• TASK INSTRUCTIONS
The lines to return are those from the one containing "Convert this diagram to TikZ code." down to the one containing "(title) at (250,69)", inclusive; return them exactly and nothing else.

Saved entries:
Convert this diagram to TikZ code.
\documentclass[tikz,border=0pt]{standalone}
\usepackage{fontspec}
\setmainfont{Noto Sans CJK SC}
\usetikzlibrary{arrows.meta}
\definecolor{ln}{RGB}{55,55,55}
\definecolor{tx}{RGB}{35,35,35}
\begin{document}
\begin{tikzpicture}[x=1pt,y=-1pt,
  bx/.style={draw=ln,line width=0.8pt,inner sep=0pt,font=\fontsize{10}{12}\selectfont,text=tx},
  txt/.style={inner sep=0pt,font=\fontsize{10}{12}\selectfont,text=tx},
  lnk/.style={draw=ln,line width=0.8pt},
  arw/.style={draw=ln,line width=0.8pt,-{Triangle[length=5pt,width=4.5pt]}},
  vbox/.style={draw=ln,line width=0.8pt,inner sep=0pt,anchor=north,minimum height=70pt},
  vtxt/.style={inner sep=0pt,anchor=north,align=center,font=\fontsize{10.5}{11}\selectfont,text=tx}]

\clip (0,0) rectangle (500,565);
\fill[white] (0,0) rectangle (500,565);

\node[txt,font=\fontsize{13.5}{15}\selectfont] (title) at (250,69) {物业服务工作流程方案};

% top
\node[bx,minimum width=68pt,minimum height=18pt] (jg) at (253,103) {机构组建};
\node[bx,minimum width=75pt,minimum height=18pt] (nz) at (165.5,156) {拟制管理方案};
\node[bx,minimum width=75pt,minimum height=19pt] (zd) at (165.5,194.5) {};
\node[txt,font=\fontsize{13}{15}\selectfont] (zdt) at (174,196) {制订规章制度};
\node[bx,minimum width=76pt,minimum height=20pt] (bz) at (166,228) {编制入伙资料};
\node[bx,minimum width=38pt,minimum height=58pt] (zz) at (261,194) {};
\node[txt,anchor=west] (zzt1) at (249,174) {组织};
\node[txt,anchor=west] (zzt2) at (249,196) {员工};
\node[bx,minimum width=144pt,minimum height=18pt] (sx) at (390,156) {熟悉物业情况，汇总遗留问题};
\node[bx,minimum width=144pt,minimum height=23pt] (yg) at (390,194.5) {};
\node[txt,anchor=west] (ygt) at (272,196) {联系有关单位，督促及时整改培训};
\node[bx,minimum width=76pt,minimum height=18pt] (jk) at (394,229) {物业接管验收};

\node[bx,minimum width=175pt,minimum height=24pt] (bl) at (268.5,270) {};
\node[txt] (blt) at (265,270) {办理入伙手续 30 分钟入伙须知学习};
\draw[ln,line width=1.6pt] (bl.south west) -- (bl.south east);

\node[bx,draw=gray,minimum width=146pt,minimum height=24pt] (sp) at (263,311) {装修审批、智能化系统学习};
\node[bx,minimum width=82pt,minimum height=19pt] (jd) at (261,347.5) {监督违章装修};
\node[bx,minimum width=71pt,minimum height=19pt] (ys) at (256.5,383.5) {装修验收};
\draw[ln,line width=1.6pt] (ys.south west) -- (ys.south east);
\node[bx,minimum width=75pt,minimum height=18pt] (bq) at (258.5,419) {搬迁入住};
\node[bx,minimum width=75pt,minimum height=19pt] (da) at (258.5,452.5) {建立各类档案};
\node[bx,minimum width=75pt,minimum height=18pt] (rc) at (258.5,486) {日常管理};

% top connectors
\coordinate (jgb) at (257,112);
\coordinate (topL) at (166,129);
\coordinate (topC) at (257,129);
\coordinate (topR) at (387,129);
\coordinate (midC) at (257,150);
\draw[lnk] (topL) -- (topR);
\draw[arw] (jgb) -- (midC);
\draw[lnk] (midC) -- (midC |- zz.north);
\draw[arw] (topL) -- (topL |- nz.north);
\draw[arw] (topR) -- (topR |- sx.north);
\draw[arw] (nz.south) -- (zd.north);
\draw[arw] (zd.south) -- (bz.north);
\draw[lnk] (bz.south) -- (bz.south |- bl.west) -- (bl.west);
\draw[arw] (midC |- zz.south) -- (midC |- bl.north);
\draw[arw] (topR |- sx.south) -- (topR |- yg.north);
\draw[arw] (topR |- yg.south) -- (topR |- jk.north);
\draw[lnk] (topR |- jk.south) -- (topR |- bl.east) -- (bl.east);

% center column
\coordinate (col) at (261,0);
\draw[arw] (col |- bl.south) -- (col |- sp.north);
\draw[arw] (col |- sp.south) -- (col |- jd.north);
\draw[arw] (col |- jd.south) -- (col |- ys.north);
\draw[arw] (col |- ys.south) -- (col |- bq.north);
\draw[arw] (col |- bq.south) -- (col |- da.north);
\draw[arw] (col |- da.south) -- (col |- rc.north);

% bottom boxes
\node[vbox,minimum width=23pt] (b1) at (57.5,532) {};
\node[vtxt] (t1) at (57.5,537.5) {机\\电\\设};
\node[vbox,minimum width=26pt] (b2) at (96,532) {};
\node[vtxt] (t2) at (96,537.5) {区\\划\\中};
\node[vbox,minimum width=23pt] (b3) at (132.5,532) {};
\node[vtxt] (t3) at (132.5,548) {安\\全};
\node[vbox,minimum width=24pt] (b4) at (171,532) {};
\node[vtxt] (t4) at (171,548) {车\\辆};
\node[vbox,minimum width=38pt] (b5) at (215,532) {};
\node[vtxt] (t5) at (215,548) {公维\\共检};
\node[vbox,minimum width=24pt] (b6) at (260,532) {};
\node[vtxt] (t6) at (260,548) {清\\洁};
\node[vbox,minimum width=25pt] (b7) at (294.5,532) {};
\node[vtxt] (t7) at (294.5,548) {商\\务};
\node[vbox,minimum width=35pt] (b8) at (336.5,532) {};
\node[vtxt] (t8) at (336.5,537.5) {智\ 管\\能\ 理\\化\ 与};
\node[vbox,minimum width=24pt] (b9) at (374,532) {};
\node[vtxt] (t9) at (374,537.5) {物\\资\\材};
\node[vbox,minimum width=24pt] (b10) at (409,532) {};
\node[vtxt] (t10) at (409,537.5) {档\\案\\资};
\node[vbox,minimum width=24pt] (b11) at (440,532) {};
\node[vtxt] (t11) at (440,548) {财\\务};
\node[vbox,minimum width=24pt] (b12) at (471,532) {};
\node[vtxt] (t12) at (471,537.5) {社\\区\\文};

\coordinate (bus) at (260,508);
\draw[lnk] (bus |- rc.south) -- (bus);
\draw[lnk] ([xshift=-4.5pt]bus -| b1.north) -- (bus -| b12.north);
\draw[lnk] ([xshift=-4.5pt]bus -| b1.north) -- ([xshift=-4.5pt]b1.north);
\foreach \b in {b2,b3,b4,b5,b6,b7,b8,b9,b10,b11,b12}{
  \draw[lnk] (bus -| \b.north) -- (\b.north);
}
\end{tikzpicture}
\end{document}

--

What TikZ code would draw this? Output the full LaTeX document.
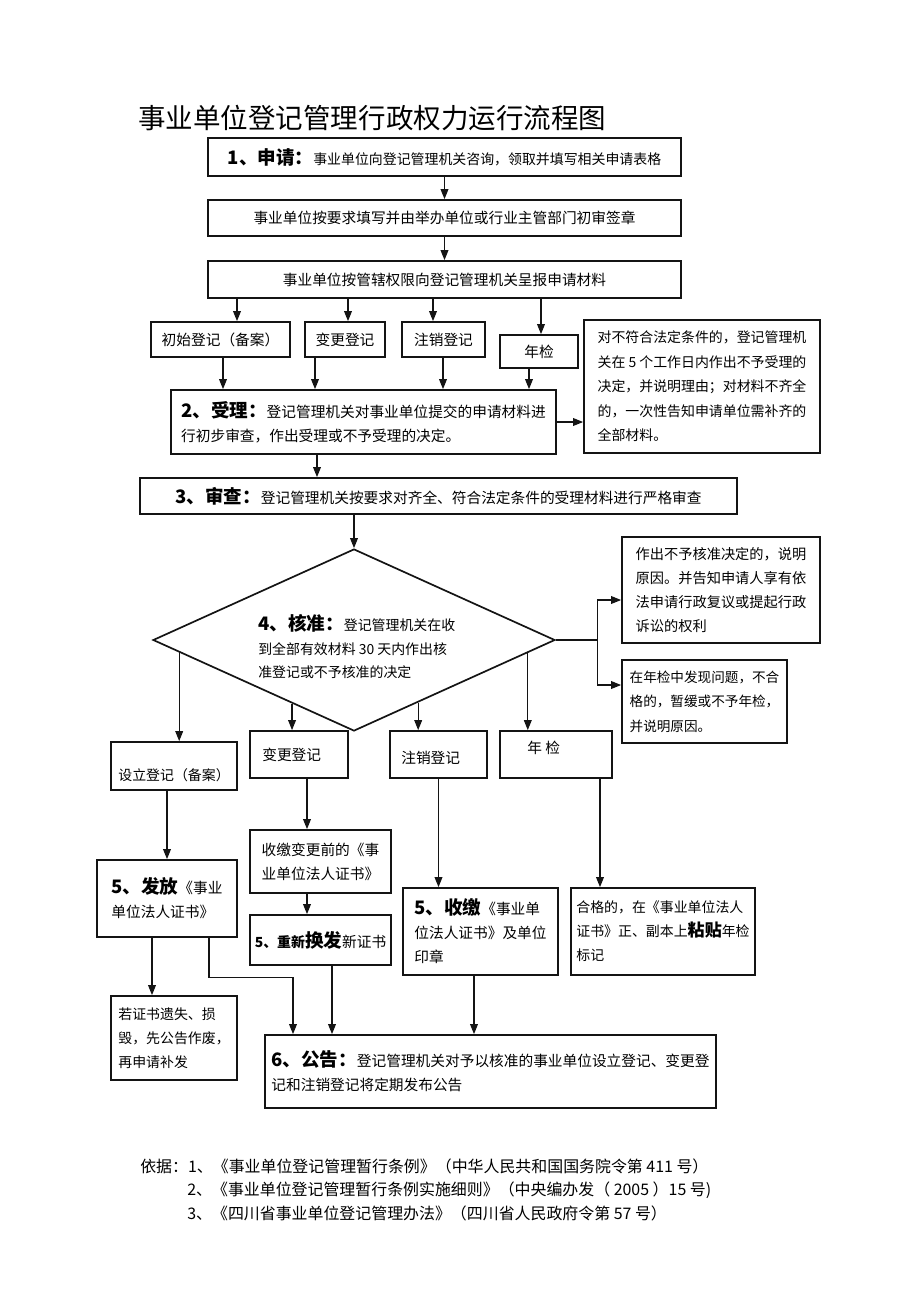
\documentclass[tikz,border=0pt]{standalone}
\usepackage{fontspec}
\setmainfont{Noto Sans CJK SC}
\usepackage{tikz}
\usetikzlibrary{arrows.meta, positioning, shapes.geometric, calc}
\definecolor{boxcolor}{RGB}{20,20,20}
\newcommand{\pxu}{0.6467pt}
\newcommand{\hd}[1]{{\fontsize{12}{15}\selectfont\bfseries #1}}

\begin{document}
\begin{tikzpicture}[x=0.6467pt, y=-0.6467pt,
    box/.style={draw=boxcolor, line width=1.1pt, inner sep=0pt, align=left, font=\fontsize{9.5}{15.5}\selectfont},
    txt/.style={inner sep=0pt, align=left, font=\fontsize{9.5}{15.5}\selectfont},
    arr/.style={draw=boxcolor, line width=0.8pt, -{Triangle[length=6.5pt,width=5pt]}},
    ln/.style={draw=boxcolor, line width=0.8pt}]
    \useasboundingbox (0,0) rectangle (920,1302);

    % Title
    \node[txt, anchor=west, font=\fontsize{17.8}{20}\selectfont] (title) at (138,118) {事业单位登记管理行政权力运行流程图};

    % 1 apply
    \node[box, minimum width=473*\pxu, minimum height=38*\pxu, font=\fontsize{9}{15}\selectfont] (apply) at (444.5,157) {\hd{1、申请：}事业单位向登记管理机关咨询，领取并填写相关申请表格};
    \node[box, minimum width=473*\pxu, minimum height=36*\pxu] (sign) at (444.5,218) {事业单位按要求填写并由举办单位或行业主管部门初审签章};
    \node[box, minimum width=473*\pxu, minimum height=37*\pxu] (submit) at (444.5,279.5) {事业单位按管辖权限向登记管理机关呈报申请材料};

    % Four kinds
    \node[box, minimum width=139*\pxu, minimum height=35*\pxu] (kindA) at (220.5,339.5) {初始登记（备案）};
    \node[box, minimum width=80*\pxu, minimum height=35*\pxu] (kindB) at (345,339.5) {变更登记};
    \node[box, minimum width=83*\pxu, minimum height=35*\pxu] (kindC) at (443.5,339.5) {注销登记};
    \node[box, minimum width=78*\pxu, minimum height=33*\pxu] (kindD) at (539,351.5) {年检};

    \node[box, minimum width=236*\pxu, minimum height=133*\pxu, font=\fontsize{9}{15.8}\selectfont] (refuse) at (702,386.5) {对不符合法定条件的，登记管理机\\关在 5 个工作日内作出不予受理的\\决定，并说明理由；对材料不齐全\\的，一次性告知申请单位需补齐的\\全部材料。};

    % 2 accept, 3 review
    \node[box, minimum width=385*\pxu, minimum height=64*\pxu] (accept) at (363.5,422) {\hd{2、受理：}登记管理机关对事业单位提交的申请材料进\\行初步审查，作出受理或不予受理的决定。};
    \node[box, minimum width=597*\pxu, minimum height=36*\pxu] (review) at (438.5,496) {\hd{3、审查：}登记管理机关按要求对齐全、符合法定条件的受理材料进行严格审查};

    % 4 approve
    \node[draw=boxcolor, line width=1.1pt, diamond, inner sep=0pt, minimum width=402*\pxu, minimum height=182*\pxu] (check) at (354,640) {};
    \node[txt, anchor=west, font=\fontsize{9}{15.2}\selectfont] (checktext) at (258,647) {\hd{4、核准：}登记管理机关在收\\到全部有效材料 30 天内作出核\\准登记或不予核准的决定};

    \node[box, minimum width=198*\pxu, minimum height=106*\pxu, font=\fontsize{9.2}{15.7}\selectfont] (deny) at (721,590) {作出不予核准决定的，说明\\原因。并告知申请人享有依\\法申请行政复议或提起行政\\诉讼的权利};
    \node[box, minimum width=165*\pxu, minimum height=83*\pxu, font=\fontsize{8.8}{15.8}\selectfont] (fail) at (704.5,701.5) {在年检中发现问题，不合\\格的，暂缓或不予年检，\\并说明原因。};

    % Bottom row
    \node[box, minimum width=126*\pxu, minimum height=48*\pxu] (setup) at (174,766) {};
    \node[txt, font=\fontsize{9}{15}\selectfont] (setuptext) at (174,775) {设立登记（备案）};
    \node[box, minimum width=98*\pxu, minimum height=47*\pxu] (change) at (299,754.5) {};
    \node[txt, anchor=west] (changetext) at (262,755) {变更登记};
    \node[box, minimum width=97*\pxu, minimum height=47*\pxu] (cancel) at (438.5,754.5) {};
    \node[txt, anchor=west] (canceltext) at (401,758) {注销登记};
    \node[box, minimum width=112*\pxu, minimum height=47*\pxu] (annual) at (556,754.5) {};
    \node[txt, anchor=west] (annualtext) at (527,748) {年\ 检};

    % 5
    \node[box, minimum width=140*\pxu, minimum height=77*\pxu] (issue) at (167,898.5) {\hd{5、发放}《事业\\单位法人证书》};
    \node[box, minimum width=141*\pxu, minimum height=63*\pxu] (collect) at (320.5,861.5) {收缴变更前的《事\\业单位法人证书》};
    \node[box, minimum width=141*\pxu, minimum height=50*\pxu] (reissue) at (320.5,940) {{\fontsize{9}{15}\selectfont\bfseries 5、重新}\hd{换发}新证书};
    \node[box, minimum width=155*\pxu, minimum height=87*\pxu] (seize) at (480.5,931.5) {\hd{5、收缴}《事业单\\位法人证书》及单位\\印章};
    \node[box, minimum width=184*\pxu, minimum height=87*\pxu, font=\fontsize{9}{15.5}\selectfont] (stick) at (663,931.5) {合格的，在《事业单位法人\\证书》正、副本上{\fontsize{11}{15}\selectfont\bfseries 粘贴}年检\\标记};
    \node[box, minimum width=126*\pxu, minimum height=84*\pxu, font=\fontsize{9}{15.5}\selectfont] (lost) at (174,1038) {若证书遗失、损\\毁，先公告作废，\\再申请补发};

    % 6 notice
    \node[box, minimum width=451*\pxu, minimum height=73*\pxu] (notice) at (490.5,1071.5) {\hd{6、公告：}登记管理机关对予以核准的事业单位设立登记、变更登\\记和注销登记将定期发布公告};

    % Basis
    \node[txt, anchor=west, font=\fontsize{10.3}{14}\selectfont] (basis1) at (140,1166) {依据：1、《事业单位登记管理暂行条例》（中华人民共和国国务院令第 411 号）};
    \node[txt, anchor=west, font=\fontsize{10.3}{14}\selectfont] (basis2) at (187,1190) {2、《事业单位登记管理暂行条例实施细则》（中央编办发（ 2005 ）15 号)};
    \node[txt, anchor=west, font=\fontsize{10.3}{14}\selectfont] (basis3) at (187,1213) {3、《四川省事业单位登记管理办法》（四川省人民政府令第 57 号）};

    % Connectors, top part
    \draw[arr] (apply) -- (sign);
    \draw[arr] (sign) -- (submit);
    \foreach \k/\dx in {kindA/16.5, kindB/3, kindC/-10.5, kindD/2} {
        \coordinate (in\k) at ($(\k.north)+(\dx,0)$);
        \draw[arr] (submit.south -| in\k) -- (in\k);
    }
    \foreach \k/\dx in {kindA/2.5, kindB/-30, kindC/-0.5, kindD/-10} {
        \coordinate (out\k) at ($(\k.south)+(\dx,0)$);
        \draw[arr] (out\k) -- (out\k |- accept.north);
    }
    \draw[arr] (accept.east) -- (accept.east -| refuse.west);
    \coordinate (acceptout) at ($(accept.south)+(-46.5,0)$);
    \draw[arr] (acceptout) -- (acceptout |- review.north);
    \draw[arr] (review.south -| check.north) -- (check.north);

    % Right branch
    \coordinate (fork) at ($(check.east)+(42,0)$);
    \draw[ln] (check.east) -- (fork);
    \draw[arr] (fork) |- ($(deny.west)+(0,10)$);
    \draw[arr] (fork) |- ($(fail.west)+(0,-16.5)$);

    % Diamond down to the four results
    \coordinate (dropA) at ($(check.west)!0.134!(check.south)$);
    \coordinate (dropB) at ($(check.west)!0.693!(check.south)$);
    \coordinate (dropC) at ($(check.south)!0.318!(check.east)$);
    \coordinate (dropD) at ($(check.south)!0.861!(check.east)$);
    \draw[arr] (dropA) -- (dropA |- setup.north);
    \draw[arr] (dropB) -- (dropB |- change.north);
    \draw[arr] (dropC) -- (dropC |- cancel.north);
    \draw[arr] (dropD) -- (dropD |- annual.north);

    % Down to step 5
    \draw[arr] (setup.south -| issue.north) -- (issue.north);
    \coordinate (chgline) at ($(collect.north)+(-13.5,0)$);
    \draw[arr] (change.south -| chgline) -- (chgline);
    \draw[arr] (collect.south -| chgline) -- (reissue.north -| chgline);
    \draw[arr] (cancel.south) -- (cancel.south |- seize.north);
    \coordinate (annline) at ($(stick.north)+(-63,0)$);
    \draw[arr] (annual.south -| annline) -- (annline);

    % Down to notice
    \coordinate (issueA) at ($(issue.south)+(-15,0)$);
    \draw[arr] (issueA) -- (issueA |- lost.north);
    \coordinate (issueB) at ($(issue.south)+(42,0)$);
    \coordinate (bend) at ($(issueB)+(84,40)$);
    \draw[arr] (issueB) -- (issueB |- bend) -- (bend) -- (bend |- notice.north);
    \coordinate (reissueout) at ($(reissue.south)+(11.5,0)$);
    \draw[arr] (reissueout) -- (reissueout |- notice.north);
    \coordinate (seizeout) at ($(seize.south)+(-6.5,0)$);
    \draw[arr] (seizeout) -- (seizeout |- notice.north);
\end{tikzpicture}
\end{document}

• ANSWER FOR THE TASK
Convert this diagram to TikZ code.
\documentclass[tikz,border=0pt]{standalone}
\usepackage{fontspec}
\setmainfont{Noto Sans CJK SC}
\usetikzlibrary{arrows.meta}
\definecolor{ln}{RGB}{55,55,55}
\definecolor{tx}{RGB}{35,35,35}
\begin{document}
\begin{tikzpicture}[x=1pt,y=-1pt,
  bx/.style={draw=ln,line width=0.8pt,inner sep=0pt,font=\fontsize{10}{12}\selectfont,text=tx},
  txt/.style={inner sep=0pt,font=\fontsize{10}{12}\selectfont,text=tx},
  lnk/.style={draw=ln,line width=0.8pt},
  arw/.style={draw=ln,line width=0.8pt,-{Triangle[length=5pt,width=4.5pt]}},
  vbox/.style={draw=ln,line width=0.8pt,inner sep=0pt,anchor=north,minimum height=70pt},
  vtxt/.style={inner sep=0pt,anchor=north,align=center,font=\fontsize{10.5}{11}\selectfont,text=tx}]

\clip (0,0) rectangle (500,565);
\fill[white] (0,0) rectangle (500,565);

\node[txt,font=\fontsize{13.5}{15}\selectfont] (title) at (250,69) {物业服务工作流程方案};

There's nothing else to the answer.